-- START --
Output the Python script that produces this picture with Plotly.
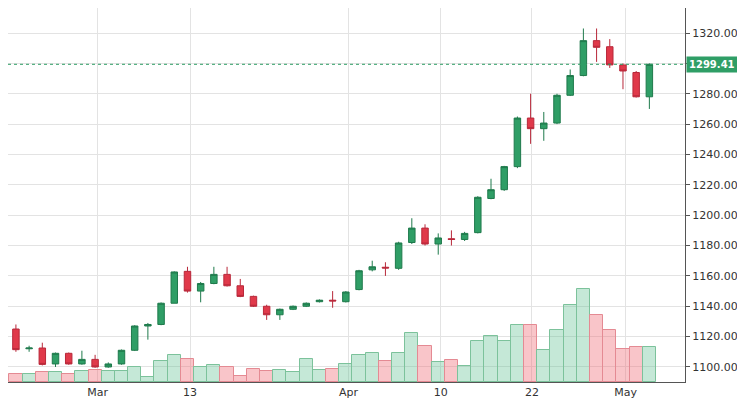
import plotly.graph_objects as go

# daily candles (index = trading slot)
opens = [1125, 1112, 1112.5, 1102, 1109, 1102, 1105, 1100, 1102, 1111,
         1127, 1128, 1142, 1163, 1150, 1155, 1161, 1153.5, 1146.5, 1140,
         1134.4, 1138, 1140, 1143, 1144, 1143, 1151, 1164, 1165.7, 1165,
         1182, 1191.5, 1181, 1184.5, 1184, 1188.5, 1211, 1216.8, 1232, 1264,
         1257, 1260.7, 1279, 1292, 1315, 1311, 1299, 1294, 1278]
closes = [1111.4, 1112.5, 1101.7, 1109, 1102, 1105, 1100, 1102, 1111, 1127,
          1128, 1142, 1162.6, 1150, 1155, 1161, 1153.5, 1146.5, 1140, 1134.4,
          1138, 1140, 1142, 1144, 1143.5, 1149.4, 1163.4, 1166, 1165.2, 1181.7,
          1191.5, 1181, 1185, 1184, 1188, 1211.8, 1216.8, 1232, 1264, 1257,
          1260.7, 1279, 1292, 1315, 1310.6, 1299, 1295, 1278, 1299.41]
highs = [1128, 1114, 1116, 1109.5, 1109.5, 1110.7, 1108, 1103, 1111.5, 1127.5,
         1129, 1142.5, 1163, 1166, 1156, 1166, 1166, 1158, 1147, 1141,
         1138.5, 1140.5, 1142.5, 1144.5, 1150, 1150, 1164, 1170, 1169, 1182.5,
         1198, 1194, 1188, 1190, 1189, 1212.5, 1224, 1232.5, 1265, 1280,
         1268, 1280, 1296, 1323, 1323, 1316, 1300, 1295, 1300]
lows = [1110, 1110, 1101, 1100, 1101.5, 1101.5, 1099.5, 1099.5, 1101.5, 1110.5,
        1118, 1127.5, 1142, 1149, 1142.6, 1154.5, 1153, 1146, 1139.5, 1131,
        1131, 1137.5, 1139.5, 1142.5, 1139, 1142.5, 1150.5, 1163, 1160, 1164,
        1181, 1180, 1174, 1180, 1183, 1188, 1210.5, 1216, 1231, 1247,
        1249, 1260, 1278.5, 1291.5, 1301, 1297, 1283, 1277.5, 1270]
volumes = [7.7, 8.3, 10, 9.7, 7.7, 10.7, 11.7, 10.7, 10.7, 15,
           4.7, 20.7, 27.3, 22.7, 14.7, 16.7, 15, 6.3, 13, 10.7,
           11.7, 9.7, 23.3, 11.7, 13, 17.7, 26.7, 29, 21, 29.3,
           49.3, 35.7, 20, 21.7, 15.7, 41.3, 45.7, 41.3, 57.3, 57.3,
           31.7, 52.3, 77, 93.3, 66.7, 51.7, 32.7, 35.3, 35.3]
tick_pos = [6.2, 13.2, 25.2, 32.2, 39.1, 46.2]
tick_text = ["Mar", "13", "Apr", "10", "22", "May"]
last_price = 1299.41

GREEN = "#2f9e66"
RED = "#e0394a"

x = list(range(len(opens)))
up = [c >= o for o, c in zip(opens, closes)]

fig = go.Figure()
fig.add_trace(go.Bar(
    x=x, y=volumes, yaxis="y2", width=1.0,
    marker=dict(color=["rgba(90,190,140,0.35)" if u else "rgba(240,110,120,0.4)" for u in up],
                line=dict(color=["#7cc29b" if u else "#e48a93" for u in up], width=1)),
    hoverinfo="skip",
))
fig.add_trace(go.Candlestick(
    x=x, open=opens, high=highs, low=lows, close=closes,
    increasing=dict(line=dict(color="#1f7a4c", width=1), fillcolor=GREEN),
    decreasing=dict(line=dict(color="#b8283a", width=1), fillcolor=RED),
    whiskerwidth=0,
))
fig.add_hline(y=last_price, line=dict(color=GREEN, width=1, dash="dot"))
fig.add_annotation(x=1, xref="paper", xanchor="left", y=last_price, yref="y",
                   text="<b>%.2f</b>" % last_price, showarrow=False,
                   bgcolor=GREEN, font=dict(color="white", size=10),
                   borderpad=2, xshift=1)

fig.update_layout(
    width=745, height=400,
    margin=dict(l=0, r=68, t=0, b=26),
    plot_bgcolor="white", paper_bgcolor="white",
    showlegend=False,
    font=dict(family="DejaVu Sans", size=11, color="#333"),
    bargap=0,
    xaxis=dict(range=[-0.6, 50.7], tickvals=tick_pos, ticktext=tick_text,
               showgrid=True, gridcolor="#e3e3e3", rangeslider=dict(visible=False),
               showline=True, linecolor="#555", ticks="", zeroline=False),
    yaxis=dict(side="right", range=[1090.1, 1336.5], tickvals=list(range(1100, 1321, 20)),
               tickformat=".2f", showgrid=True, gridcolor="#e3e3e3",
               showline=True, linecolor="#555", ticks="outside", ticklen=4,
               tickcolor="#555", zeroline=False),
    yaxis2=dict(overlaying="y", range=[0, 374], visible=False),
)

fig.write_html("out.html")
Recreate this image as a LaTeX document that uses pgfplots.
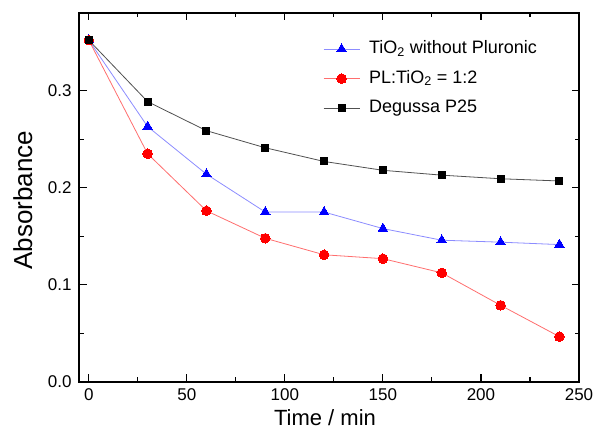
\documentclass[border=0pt]{standalone}
\usepackage{pgfplots}
\pgfplotsset{compat=1.18}
\usepackage{fontspec}
\setmainfont{Liberation Sans}
\definecolor{bluel}{RGB}{140,140,255}
\definecolor{bluem}{RGB}{0,0,255}
\definecolor{redl}{RGB}{255,110,110}
\definecolor{redm}{RGB}{255,0,0}
\definecolor{grayl}{RGB}{80,80,80}
\begin{document}
\begin{tikzpicture}
\begin{axis}[name=ax,
  scale only axis, width=500pt, height=369pt,
  xmin=-5, xmax=250, ymin=0, ymax=0.38,
  xtick={0,50,100,150,200,250},
  ytick={0,0.1,0.2,0.3},
  minor x tick num=1, minor y tick num=1,
  tick align=inside,
  major tick length=7.5pt, minor tick length=4.5pt,
  axis line style={line width=1.3pt},
  every tick/.style={line width=1.1pt, black},
  /pgf/number format/assume math mode=true,
  yticklabel style={/pgf/number format/fixed, /pgf/number format/fixed zerofill, /pgf/number format/precision=1, xshift=-4pt},
  xticklabel style={yshift=-3pt},
  tick label style={font=\fontsize{17}{17}\selectfont},
  scaled y ticks=false,
  xlabel={Time / min}, ylabel={Absorbance},
  every axis x label/.style={at={(axis description cs:0.492,-0.119)}, anchor=base, font=\fontsize{22}{22}\selectfont},
  every axis y label/.style={at={(axis description cs:-0.094,0.493)}, rotate=90, anchor=base, font=\fontsize{26}{26}\selectfont},
  legend cell align=left,
  legend image code/.code={\draw[mark repeat=2,mark phase=2] plot coordinates {(0pt,0pt)(18pt,0pt)(36pt,0pt)};},
  legend style={at={(rel axis cs:0.488,0.931)}, anchor=north west, draw=none, fill=none, inner sep=0pt,
    font=\fontsize{18}{18}\selectfont, column sep=7pt, row sep=8.5pt,
    nodes={inner sep=2pt, text height=13pt, text depth=4pt}},
]
\addplot[color=bluel, line width=0.8pt, mark=triangle*, mark size=5.5pt, mark options={fill=bluem, draw=bluem, line width=0pt}] coordinates {
(0,0.352) (30,0.263) (60,0.214) (90,0.175) (120,0.175) (150,0.158) (180,0.146) (210,0.144) (240,0.1415)};
\addlegendentry{TiO\textsubscript{2} without Pluronic}
\addplot[color=redl, line width=0.8pt, mark=*, mark size=4.8pt, mark options={fill=redm, draw=redm, line width=0pt}] coordinates {
(0,0.352) (30,0.235) (60,0.1763) (90,0.148) (120,0.131) (150,0.127) (180,0.1124) (210,0.079) (240,0.0467)};
\addlegendentry{PL:TiO\textsubscript{2} = 1:2}
\addplot[color=grayl, line width=0.8pt, mark=square*, mark size=3.5pt, mark options={fill=black, draw=black, line width=0pt}] coordinates {
(0,0.352) (30,0.2887) (60,0.2588) (90,0.2412) (120,0.2271) (150,0.218) (180,0.213) (210,0.2093) (240,0.207)};
\addlegendentry{Degussa P25}
\end{axis}
\pgfresetboundingbox
\path ([xshift=-79pt,yshift=-49pt]ax.south west) rectangle ([xshift=17pt,yshift=13pt]ax.north east);
\end{tikzpicture}
\end{document}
-- END --
__What is being asked__
Leave the pictures out, and restate exactly the lines from the start of the records through the one that contains "import plotly.graph_objects as go".

__Task solution__
Output the Python script that produces this picture with Plotly.
import plotly.graph_objects as go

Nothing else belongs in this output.